# Supplied records
= = = =

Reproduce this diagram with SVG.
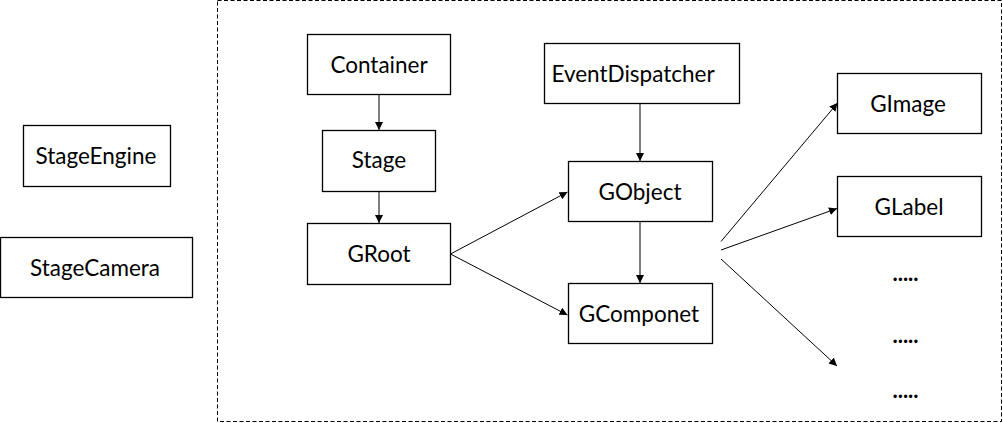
<svg xmlns="http://www.w3.org/2000/svg" width="1003" height="423" viewBox="0 0 1003 423">
<defs>
<marker id="ah" viewBox="0 0 10 10" refX="10" refY="5" markerWidth="8" markerHeight="8" markerUnits="userSpaceOnUse" orient="auto">
<path d="M0,0 L10,5 L0,10 z" fill="#000"/>
</marker>
</defs>
<style>
.box{fill:#fff;stroke:#000;stroke-width:1.3}
.lbl{font-family:Lato,"Noto Sans",sans-serif;font-size:22.5px;fill:#000;text-anchor:middle}
.dots{font-family:Lato,"Noto Sans",sans-serif;font-size:22px;font-weight:bold;fill:#000;text-anchor:middle}
.con{stroke:#000;stroke-width:1;fill:none;marker-end:url(#ah)}
</style>
<rect width="1003" height="423" fill="#fff"/>
<rect id="group" x="217.5" y="0.5" width="784" height="421" fill="none" stroke="#000" stroke-width="1" stroke-dasharray="4,2.5"/>
<g id="StageEngine"><rect class="box" x="23.5" y="125.5" width="147" height="61"/><text class="lbl" x="96" y="164">StageEngine</text></g>
<g id="StageCamera"><rect class="box" x="0.5" y="237.5" width="192" height="60"/><text class="lbl" x="95" y="276">StageCamera</text></g>
<g id="Container"><rect class="box" x="307.5" y="34.5" width="143" height="60"/><text class="lbl" x="379" y="72.5">Container</text></g>
<g id="Stage"><rect class="box" x="322.5" y="130.5" width="113" height="61"/><text class="lbl" x="379" y="168">Stage</text></g>
<g id="GRoot"><rect class="box" x="307.5" y="223.5" width="143" height="61"/><text class="lbl" x="379" y="262">GRoot</text></g>
<g id="EventDispatcher"><rect class="box" x="544.5" y="43.5" width="195" height="60"/><text class="lbl" x="633" y="81.5">EventDispatcher</text></g>
<g id="GObject"><rect class="box" x="568.5" y="161.5" width="144" height="60"/><text class="lbl" x="640" y="199.5">GObject</text></g>
<g id="GComponet"><rect class="box" x="568.5" y="283.5" width="144" height="60"/><text class="lbl" x="639" y="321.5">GComponet</text></g>
<g id="GImage"><rect class="box" x="837.5" y="73.5" width="144" height="60"/><text class="lbl" x="908" y="111.5">GImage</text></g>
<g id="GLabel"><rect class="box" x="837.5" y="176.5" width="144" height="60"/><text class="lbl" x="909" y="214.5">GLabel</text></g>
<g id="more1"><text class="dots" x="905.5" y="281">.....</text></g>
<g id="more2"><text class="dots" x="905.5" y="343">.....</text></g>
<g id="more3"><text class="dots" x="905.5" y="398">.....</text></g>
<g id="connectors">
<line class="con" x1="379" y1="95" x2="379" y2="130"/>
<line class="con" x1="379" y1="192" x2="379" y2="223"/>
<line class="con" x1="450.5" y1="254" x2="567.5" y2="192"/>
<line class="con" x1="450.5" y1="254" x2="567.5" y2="315"/>
<line class="con" x1="640" y1="104" x2="640" y2="161"/>
<line class="con" x1="640" y1="222" x2="640" y2="283"/>
<line class="con" x1="721" y1="241.5" x2="837.5" y2="103"/>
<line class="con" x1="721" y1="250" x2="837" y2="208.5"/>
<line class="con" x1="721" y1="259" x2="837" y2="366"/>
</g>
</svg>
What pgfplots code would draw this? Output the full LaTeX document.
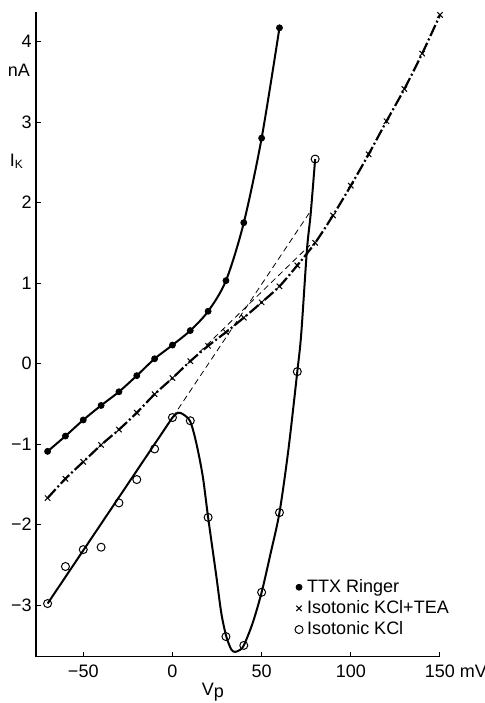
\documentclass[border=0pt]{standalone}
\usepackage{fontspec}
\setmainfont{Liberation Sans}
\usepackage{pgfplots}
\pgfplotsset{compat=1.18}
\begin{document}
\fontsize{9pt}{11pt}\selectfont
\begin{tikzpicture}
\path[use as bounding box] (-18pt,-23.15pt) rectangle (224.5pt,328.35pt);
\begin{axis}[
  at={(0,0)}, anchor=south west,
  scale only axis, width=202pt, height=322.5pt,
  xmin=-76.5, xmax=150, ymin=-3.64, ymax=4.37,
  axis lines*=left,
  axis line style={line width=0.6pt},
  tick align=inside, major tick length=2.5pt,
  tick style={line width=0.5pt, black},
  xtick={-50,0,50,100,150},
  xticklabels={−50,0,50,100,150\rlap{ mV}},
  ytick={-3,-2,-1,0,1,2,3,4},
  yticklabels={−3,−2,−1,0,1,2,3,4},
  xticklabel style={yshift=-1pt},
  yticklabel style={xshift=1pt},
  /pgf/number format/assume math mode=true,
  clip=false,
  legend style={draw=none, fill=none, at={(axis cs:68.5,-2.66)}, anchor=north west,
    inner sep=0pt, row sep=1.5pt, font=\fontsize{9pt}{11pt}\selectfont,
    nodes={inner sep=0.6pt}},
  legend cell align=left,
]
% dashed extrapolations
\addplot[forget plot, black, line width=0.4pt, dash pattern=on 3pt off 2pt] coordinates {(0,-0.67) (77,1.88)};
\addplot[forget plot, black, line width=0.4pt, dash pattern=on 3pt off 2pt] coordinates {(15,0.14) (77,1.47)};
% TTX Ringer curve
\addplot[forget plot, black, line width=1pt, smooth] coordinates {
(-70,-1.09) (-60,-0.90) (-50,-0.70) (-40,-0.52) (-30,-0.35) (-20,-0.15) (-10,0.06) (0,0.23) (10,0.41) (20,0.65) (30,1.03) (40,1.75) (50,2.80) (60,4.17)};
% KCl+TEA curve
\addplot[forget plot, black, line width=1.1pt, smooth, dash pattern=on 6pt off 1.4pt on 1pt off 1.4pt] coordinates {
(-70,-1.67) (-60,-1.43) (-50,-1.22) (-40,-1.01) (-30,-0.82) (-20,-0.61) (-10,-0.38) (0,-0.18) (10,0.03) (20,0.22) (30,0.39) (40,0.57) (50,0.76) (60,0.96) (70,1.22) (80,1.50) (90,1.84) (100,2.21) (110,2.60) (120,3.01) (130,3.41) (140,3.85) (150,4.33)};
% KCl curve
\addplot[forget plot, black, line width=1pt] coordinates {(-70,-2.98) (0,-0.67)};
\addplot[forget plot, black, line width=1pt, smooth] coordinates {
(0,-0.67) (3,-0.61) (6,-0.63) (10,-0.72) (13.4,-0.99) (17,-1.40) (20,-1.91) (24.6,-2.64) (27.4,-3.10) (30.2,-3.39) (33,-3.55) (35,-3.58) (37.5,-3.56) (40,-3.50) (45,-3.22) (50,-2.84) (55,-2.36) (60,-1.85) (65,-1.07) (70,-0.10) (72.2,0.37) (75.4,1.41) (77.5,1.86) (80,2.54)};
% marks
\addplot[only marks, mark=*, mark size=1.5pt, black] coordinates {
(-70,-1.09) (-60,-0.90) (-50,-0.70) (-40,-0.52) (-30,-0.35) (-20,-0.15) (-10,0.06) (0,0.23) (10,0.41) (20,0.65) (30,1.03) (40,1.75) (50,2.80) (60,4.17)};
\addlegendentry{\,TTX Ringer}
\addplot[only marks, mark=x, mark size=1.9pt, black, mark options={line width=0.5pt}] coordinates {
(-70,-1.67) (-60,-1.43) (-50,-1.22) (-40,-1.01) (-30,-0.82) (-20,-0.61) (-10,-0.38) (0,-0.18) (10,0.03) (20,0.22) (30,0.39) (40,0.57) (50,0.76) (60,0.96) (70,1.22) (80,1.50) (90,1.84) (100,2.21) (110,2.60) (120,3.01) (130,3.41) (140,3.85) (150,4.33)};
\addlegendentry{\,Isotonic KCl+TEA}
\addplot[only marks, mark=o, mark size=2pt, black, mark options={fill=white, line width=0.5pt}] coordinates {
(-70,-2.98) (-60,-2.52) (-50,-2.31) (-40,-2.28) (-30,-1.73) (-20,-1.44) (-10,-1.06) (0,-0.67) (10,-0.71) (20,-1.91) (30,-3.39) (40,-3.50) (50,-2.84) (60,-1.85) (70,-0.10) (80,2.54)};
\addlegendentry{\,Isotonic KCl}
\node at (axis cs:-86.1,3.64) {nA};
\node at (axis cs:-87.2,2.51) {I\textsubscript{K}};
\node at (axis cs:22.6,-4.08) {V\raisebox{-0.25ex}{p}};
\end{axis}
\end{tikzpicture}
\end{document}
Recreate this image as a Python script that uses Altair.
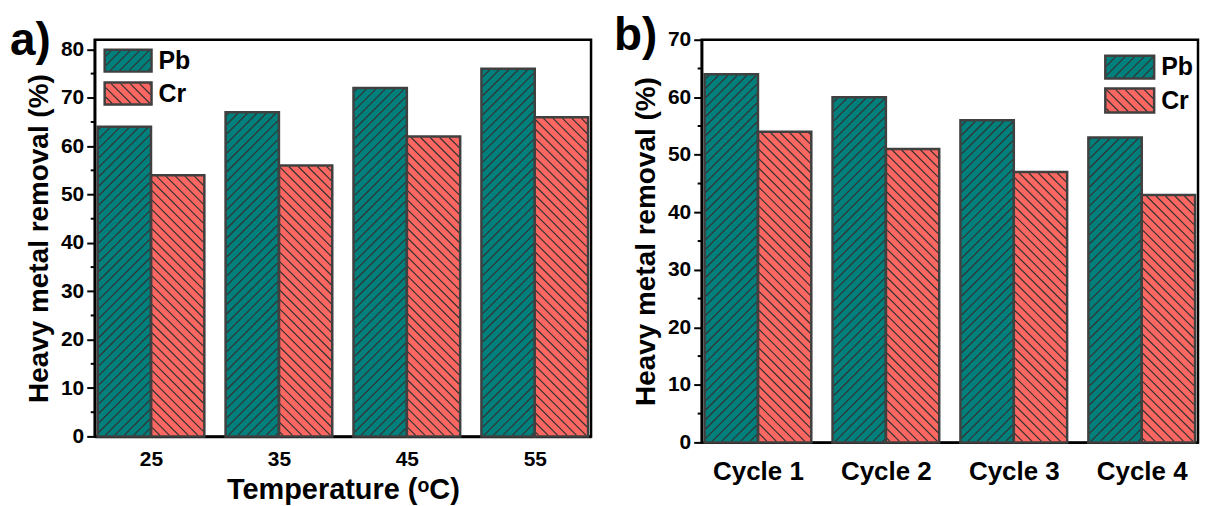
import json
import math
import pandas as pd
import altair as alt

# ---------------- data ----------------
temps = ["25", "35", "45", "55"]
pb_temp = [64, 67, 72, 76]
cr_temp = [54, 56, 62, 66]

cycles = ["Cycle 1", "Cycle 2", "Cycle 3", "Cycle 4"]
pb_cycle = [64, 60, 56, 53]
cr_cycle = [54, 51, 47, 43]

series = ["Pb", "Cr"]

# ---------------- style ----------------
FONT = "Liberation Sans"
PB_COLOR = "#00807c"
CR_COLOR = "#fd6762"
EDGE = "#404040"
HATCH = "#333333"
W = 498
X_DOMAIN = [0.56, 4.44]
HALF = 0.417
STEP = 9.5


def hatch(u0, u1, v0, v1, direction, step):
    segs = []
    if direction == "/":
        cmin, cmax = v0 - u1, v1 - u0
        k = math.ceil(cmin / step)
        while k * step < cmax:
            c = k * step
            a = max(u0, v0 - c)
            b = min(u1, v1 - c)
            if b - a > 0.6:
                segs.append((a, a + c, b, b + c))
            k += 1
    else:
        cmin, cmax = u0 + v0, u1 + v1
        k = math.ceil(cmin / step)
        while k * step < cmax:
            c = k * step
            a = max(u0, c - v1)
            b = min(u1, c - v0)
            if b - a > 0.6:
                segs.append((a, c - a, b, c - b))
            k += 1
    return segs


def panel(cats, pb, cr, ymax, height, label, label_xy, legend_px, xtitle, xlabel_size, xlabel_pad):
    kx = W / (X_DOMAIN[1] - X_DOMAIN[0])
    ky = height / ymax
    dmin = X_DOMAIN[0]
    rects = []
    for i, (p, r) in enumerate(zip(pb, cr)):
        idx = i + 1
        rects.append(dict(series="Pb", x0=idx - HALF, x1=idx, y0=0.0, y1=p))
        rects.append(dict(series="Cr", x0=idx, x1=idx + HALF, y0=0.0, y1=r))
    texts = []
    for s, (px0, px1, py0, py1) in zip(series, legend_px):
        rects.append(dict(series=s, x0=dmin + px0 / kx, x1=dmin + px1 / kx,
                          y0=(height - py1) / ky, y1=(height - py0) / ky))
        texts.append(dict(t=s, x=dmin + (px1 + 7) / kx, y=(height - (py0 + py1) / 2) / ky))
    rects_df = pd.DataFrame(rects)
    text_df = pd.DataFrame(texts)

    lines = []
    for r in rects:
        u0 = (r["x0"] - dmin) * kx
        u1 = (r["x1"] - dmin) * kx
        v0 = r["y0"] * ky
        v1 = r["y1"] * ky
        d = "/" if r["series"] == "Pb" else "\\"
        for (a, va, b, vb) in hatch(u0 + 1, u1 - 1, v0 + 1, v1 - 1, d, STEP):
            lines.append(dict(xa=dmin + a / kx, ya=va / ky, xb=dmin + b / kx, yb=vb / ky))
    lines_df = pd.DataFrame(lines)

    minor_df = pd.DataFrame({"m": [v for v in range(5, int(ymax), 10)]})

    xscale = alt.Scale(domain=X_DOMAIN, nice=False, zero=False)
    yscale = alt.Scale(domain=[0, ymax], nice=False, zero=False)
    color = alt.Color("series:N", scale=alt.Scale(domain=series, range=[PB_COLOR, CR_COLOR]), legend=None)

    ymajor = list(range(0, int(ymax) + 1, 10))

    x_kwargs = dict(
        values=[1, 2, 3, 4],
        labelExpr=json.dumps(cats) + "[datum.value - 1]",
        ticks=False,
        labelPadding=xlabel_pad,
        labelFontSize=xlabel_size,
    )
    if xtitle:
        x_kwargs.update(title=xtitle, titleFontSize=29, titlePadding=6)
    else:
        x_kwargs.update(title="")
    x_axis = alt.Axis(**x_kwargs)
    y_axis = alt.Axis(
        values=ymajor,
        tickSize=8,
        labelPadding=3,
        labelFontSize=21,
        title="Heavy metal removal (%)",
        titleFontSize=28,
        titlePadding=7,
    )

    fill = alt.Chart(rects_df).mark_rect(strokeWidth=0).encode(
        x=alt.X("x0:Q", scale=xscale, axis=x_axis),
        x2="x1:Q",
        y=alt.Y("y1:Q", scale=yscale, axis=y_axis),
        y2="y0:Q",
        color=color,
    )
    hl = alt.Chart(lines_df).mark_rule(color=HATCH, strokeWidth=1.2).encode(
        x=alt.X("xa:Q"),
        x2="xb:Q",
        y=alt.Y("ya:Q"),
        y2="yb:Q",
    )
    outline = alt.Chart(rects_df).mark_rect(filled=False, stroke=EDGE, strokeWidth=2.5).encode(
        x=alt.X("x0:Q"),
        x2="x1:Q",
        y=alt.Y("y1:Q"),
        y2="y0:Q",
    )
    minor = alt.Chart(minor_df).mark_rule(color="black", strokeWidth=2).encode(
        y=alt.Y("m:Q"),
        x=alt.value(0),
        x2=alt.value(-4),
    )
    legend_text = alt.Chart(text_df).mark_text(
        align="left", baseline="middle", font=FONT, fontWeight="bold", fontSize=25, color="black"
    ).encode(
        x=alt.X("x:Q"),
        y=alt.Y("y:Q"),
        text="t:N",
    )
    plabel = alt.Chart(pd.DataFrame({"t": [label]})).mark_text(
        align="left", baseline="alphabetic", font=FONT, fontWeight="bold", fontSize=46, color="black"
    ).encode(
        x=alt.value(label_xy[0]),
        y=alt.value(label_xy[1]),
        text="t:N",
    )
    return alt.layer(fill, hl, outline, minor, legend_text, plabel).properties(width=W, height=height)


pa = panel(temps, pb_temp, cr_temp, 82, 398, "a)", (-85, 15),
           [(10, 57, 10, 32), (10, 57, 43, 65)], "Temperature (\u1d52C)", 21, 12)
pb = panel(cycles, pb_cycle, cr_cycle, 70, 404, "b)", (-88, 10),
           [(405, 454, 16, 39), (405, 454, 49, 73)], None, 26, 16)

chart = alt.hconcat(pa, pb, spacing=19).properties(
    padding={"left": 0, "top": 2, "right": 0, "bottom": 0},
    background="white",
).configure_view(
    stroke="black", strokeWidth=2.5
).configure_axis(
    labelFont=FONT, labelFontWeight="bold", labelColor="black",
    titleFont=FONT, titleFontWeight="bold", titleColor="black",
    domainColor="black", domainWidth=2.5, tickColor="black", tickWidth=2,
    grid=False,
)

chart.save("out.html", embed_options={"renderer": "svg", "actions": False})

= = = =

# Set exercise
Repeat exactly the part that opens with the line containing "Recreate this image" and closes with the line containing "cr_temp = [54, 56, 62, 66]". Include both end lines, and drop the pictures.

# Exercise response
Recreate this image as a Python script that uses Altair.
import json
import math
import pandas as pd
import altair as alt

# ---------------- data ----------------
temps = ["25", "35", "45", "55"]
pb_temp = [64, 67, 72, 76]
cr_temp = [54, 56, 62, 66]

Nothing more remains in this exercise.